> [Task description]: Everything from the first line of the data through the line with "from matplotlib.lines import Line2D" is to be echoed exactly, minus the pictures.

┏━━

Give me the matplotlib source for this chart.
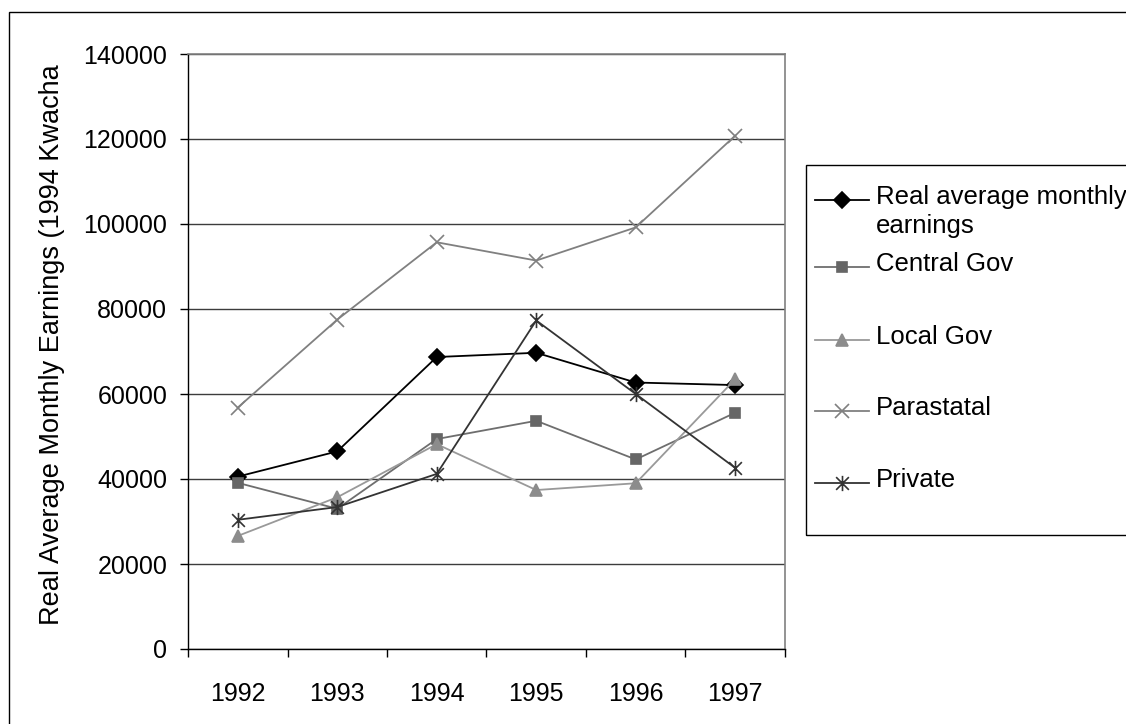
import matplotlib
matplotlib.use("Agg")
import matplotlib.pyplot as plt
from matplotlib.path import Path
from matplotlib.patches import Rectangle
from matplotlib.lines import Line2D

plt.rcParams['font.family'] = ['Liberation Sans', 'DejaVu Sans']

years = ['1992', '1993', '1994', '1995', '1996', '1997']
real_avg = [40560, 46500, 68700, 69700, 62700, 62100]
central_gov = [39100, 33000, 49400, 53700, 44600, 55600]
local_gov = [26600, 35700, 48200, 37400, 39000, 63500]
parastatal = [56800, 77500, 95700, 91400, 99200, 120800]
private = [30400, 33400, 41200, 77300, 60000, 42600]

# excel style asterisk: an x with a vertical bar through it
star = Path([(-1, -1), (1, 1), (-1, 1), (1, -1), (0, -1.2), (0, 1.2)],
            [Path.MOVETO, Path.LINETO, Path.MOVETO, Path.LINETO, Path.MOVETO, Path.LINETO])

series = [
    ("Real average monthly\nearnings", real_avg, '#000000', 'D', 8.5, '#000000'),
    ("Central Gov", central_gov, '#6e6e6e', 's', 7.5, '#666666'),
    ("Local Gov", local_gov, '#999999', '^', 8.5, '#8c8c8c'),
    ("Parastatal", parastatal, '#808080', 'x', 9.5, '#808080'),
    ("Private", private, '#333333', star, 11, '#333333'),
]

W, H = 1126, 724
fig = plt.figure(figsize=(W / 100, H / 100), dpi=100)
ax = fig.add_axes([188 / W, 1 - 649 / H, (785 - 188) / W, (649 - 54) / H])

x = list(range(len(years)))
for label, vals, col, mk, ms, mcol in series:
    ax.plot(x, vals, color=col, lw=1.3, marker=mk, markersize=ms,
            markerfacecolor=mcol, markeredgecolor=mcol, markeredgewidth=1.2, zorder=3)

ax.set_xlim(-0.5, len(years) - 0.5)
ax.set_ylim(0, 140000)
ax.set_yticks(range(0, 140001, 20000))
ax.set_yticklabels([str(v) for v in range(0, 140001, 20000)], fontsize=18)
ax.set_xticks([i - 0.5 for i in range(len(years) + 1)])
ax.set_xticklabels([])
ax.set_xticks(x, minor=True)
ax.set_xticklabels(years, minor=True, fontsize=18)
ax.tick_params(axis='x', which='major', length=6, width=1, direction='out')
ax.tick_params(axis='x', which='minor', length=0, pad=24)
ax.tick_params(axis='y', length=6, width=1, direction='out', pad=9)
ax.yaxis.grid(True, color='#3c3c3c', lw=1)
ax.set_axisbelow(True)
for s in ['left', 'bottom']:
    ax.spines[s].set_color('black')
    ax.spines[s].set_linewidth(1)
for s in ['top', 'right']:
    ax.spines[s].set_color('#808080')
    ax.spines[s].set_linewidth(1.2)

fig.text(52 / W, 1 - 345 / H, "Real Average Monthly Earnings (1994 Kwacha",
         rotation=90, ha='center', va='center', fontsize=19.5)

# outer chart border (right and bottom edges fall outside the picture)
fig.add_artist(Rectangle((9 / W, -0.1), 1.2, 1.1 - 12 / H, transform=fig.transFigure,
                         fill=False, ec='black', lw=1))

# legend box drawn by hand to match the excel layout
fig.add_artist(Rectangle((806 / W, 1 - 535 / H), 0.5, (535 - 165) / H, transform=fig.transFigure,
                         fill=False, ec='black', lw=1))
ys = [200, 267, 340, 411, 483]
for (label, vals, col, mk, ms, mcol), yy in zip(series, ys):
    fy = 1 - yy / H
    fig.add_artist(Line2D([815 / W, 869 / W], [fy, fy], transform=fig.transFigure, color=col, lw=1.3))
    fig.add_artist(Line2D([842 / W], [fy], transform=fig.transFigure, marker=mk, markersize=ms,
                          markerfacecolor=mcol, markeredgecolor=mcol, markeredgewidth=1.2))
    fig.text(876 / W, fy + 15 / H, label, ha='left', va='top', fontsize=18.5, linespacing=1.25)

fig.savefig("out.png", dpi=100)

┗━━

> [Solution to the problem]:
Give me the matplotlib source for this chart.
import matplotlib
matplotlib.use("Agg")
import matplotlib.pyplot as plt
from matplotlib.path import Path
from matplotlib.patches import Rectangle
from matplotlib.lines import Line2D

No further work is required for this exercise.